[Stored data]
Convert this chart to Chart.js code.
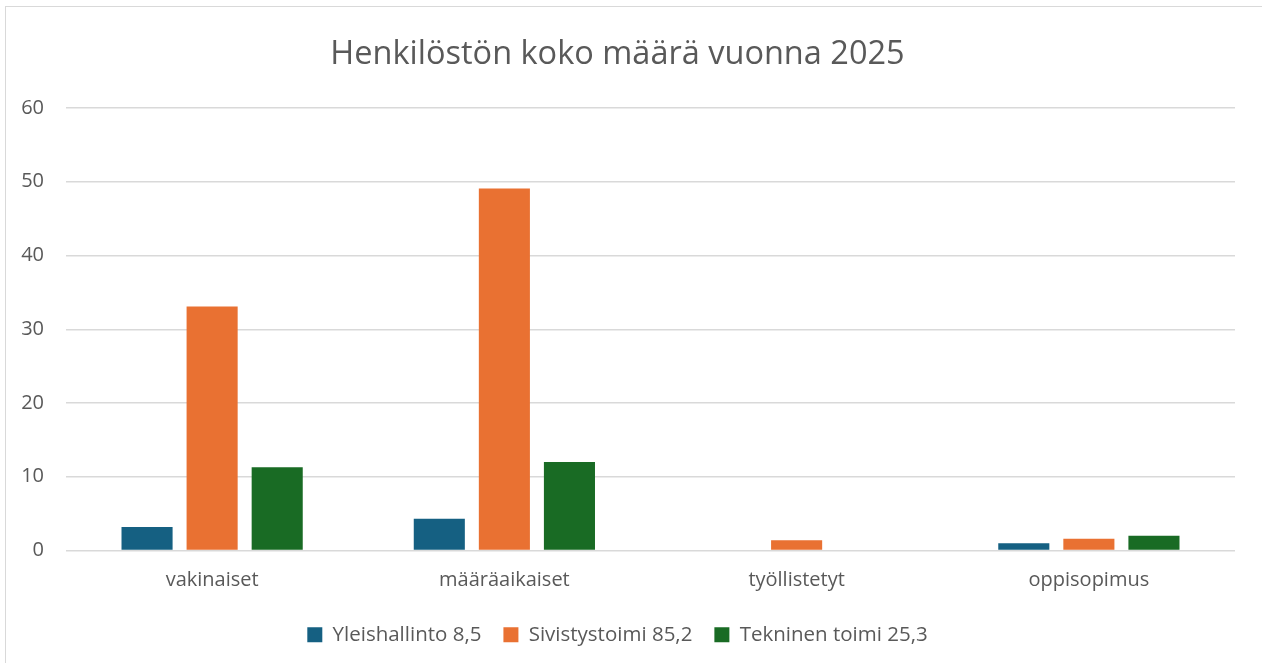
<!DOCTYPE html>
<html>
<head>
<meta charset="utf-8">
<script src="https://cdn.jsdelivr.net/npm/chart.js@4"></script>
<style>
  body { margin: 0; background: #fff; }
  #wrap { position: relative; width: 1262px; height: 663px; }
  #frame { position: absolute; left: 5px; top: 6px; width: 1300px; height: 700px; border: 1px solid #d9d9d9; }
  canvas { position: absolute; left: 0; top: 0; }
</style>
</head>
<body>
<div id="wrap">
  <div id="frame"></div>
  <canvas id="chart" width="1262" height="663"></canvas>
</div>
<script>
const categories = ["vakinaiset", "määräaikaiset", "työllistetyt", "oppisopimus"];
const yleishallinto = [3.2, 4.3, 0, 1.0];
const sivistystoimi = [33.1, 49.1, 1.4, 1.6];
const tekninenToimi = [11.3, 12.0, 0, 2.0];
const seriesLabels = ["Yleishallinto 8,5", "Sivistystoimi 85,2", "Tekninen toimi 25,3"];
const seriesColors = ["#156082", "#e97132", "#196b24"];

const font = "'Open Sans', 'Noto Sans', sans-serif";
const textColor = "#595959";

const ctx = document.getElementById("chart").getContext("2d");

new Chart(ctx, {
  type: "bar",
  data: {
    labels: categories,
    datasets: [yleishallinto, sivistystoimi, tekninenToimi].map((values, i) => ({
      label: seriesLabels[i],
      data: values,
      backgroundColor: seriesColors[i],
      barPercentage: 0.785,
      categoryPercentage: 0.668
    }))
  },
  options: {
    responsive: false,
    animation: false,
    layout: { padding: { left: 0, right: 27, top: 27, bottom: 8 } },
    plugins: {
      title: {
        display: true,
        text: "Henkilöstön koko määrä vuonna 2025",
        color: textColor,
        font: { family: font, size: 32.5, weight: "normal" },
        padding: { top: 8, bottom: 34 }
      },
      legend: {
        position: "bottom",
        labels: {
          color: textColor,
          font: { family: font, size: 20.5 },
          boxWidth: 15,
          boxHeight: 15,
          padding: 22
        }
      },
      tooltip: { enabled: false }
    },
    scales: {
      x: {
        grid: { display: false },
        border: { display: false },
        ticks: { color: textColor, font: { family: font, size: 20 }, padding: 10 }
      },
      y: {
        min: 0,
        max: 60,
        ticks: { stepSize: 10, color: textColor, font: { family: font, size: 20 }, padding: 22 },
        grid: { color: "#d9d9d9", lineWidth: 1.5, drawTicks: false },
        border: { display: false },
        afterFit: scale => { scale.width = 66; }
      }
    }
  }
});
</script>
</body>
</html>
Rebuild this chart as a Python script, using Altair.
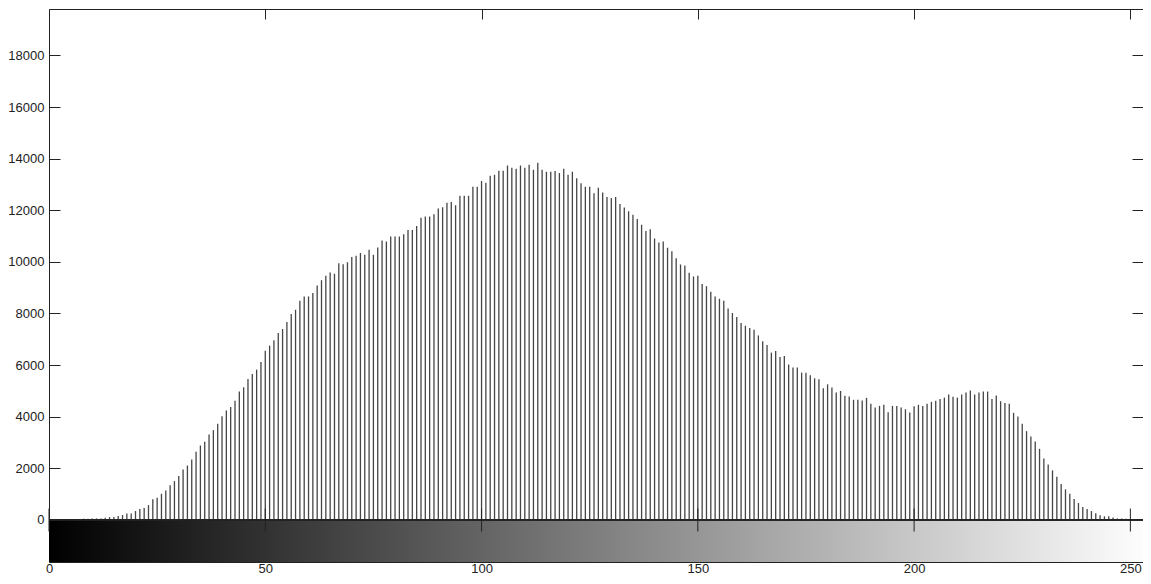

▶ TASK GOAL
Retype all the records shown above, character for character. Omit every picture.

▶ TASK RESULT
Convert this chart to Chart.js code.
<!DOCTYPE html>
<html>
<head>
<meta charset="utf-8">
<script src="https://cdn.jsdelivr.net/npm/chart.js@4"></script>
<style>
  body { margin: 0; background: #fff; }
  #wrap { position: relative; width: 1262px; height: 663px; }
  #frame { position: absolute; left: 5px; top: 6px; width: 1300px; height: 700px; border: 1px solid #d9d9d9; }
  canvas { position: absolute; left: 0; top: 0; }
</style>
</head>
<body>
<div id="wrap">
  <div id="frame"></div>
  <canvas id="chart" width="1262" height="663"></canvas>
</div>
<script>
const categories = ["vakinaiset", "määräaikaiset", "työllistetyt", "oppisopimus"];
const yleishallinto = [3.2, 4.3, 0, 1.0];
const sivistystoimi = [33.1, 49.1, 1.4, 1.6];
const tekninenToimi = [11.3, 12.0, 0, 2.0];
const seriesLabels = ["Yleishallinto 8,5", "Sivistystoimi 85,2", "Tekninen toimi 25,3"];
const seriesColors = ["#156082", "#e97132", "#196b24"];

const font = "'Open Sans', 'Noto Sans', sans-serif";
const textColor = "#595959";

const ctx = document.getElementById("chart").getContext("2d");

new Chart(ctx, {
  type: "bar",
  data: {
    labels: categories,
    datasets: [yleishallinto, sivistystoimi, tekninenToimi].map((values, i) => ({
      label: seriesLabels[i],
      data: values,
      backgroundColor: seriesColors[i],
      barPercentage: 0.785,
      categoryPercentage: 0.668
    }))
  },
  options: {
    responsive: false,
    animation: false,
    layout: { padding: { left: 0, right: 27, top: 27, bottom: 8 } },
    plugins: {
      title: {
        display: true,
        text: "Henkilöstön koko määrä vuonna 2025",
        color: textColor,
        font: { family: font, size: 32.5, weight: "normal" },
        padding: { top: 8, bottom: 34 }
      },
      legend: {
        position: "bottom",
        labels: {
          color: textColor,
          font: { family: font, size: 20.5 },
          boxWidth: 15,
          boxHeight: 15,
          padding: 22
        }
      },
      tooltip: { enabled: false }
    },
    scales: {
      x: {
        grid: { display: false },
        border: { display: false },
        ticks: { color: textColor, font: { family: font, size: 20 }, padding: 10 }
      },
      y: {
        min: 0,
        max: 60,
        ticks: { stepSize: 10, color: textColor, font: { family: font, size: 20 }, padding: 22 },
        grid: { color: "#d9d9d9", lineWidth: 1.5, drawTicks: false },
        border: { display: false },
        afterFit: scale => { scale.width = 66; }
      }
    }
  }
});
</script>
</body>
</html>
Rebuild this chart as a Python script, using Altair.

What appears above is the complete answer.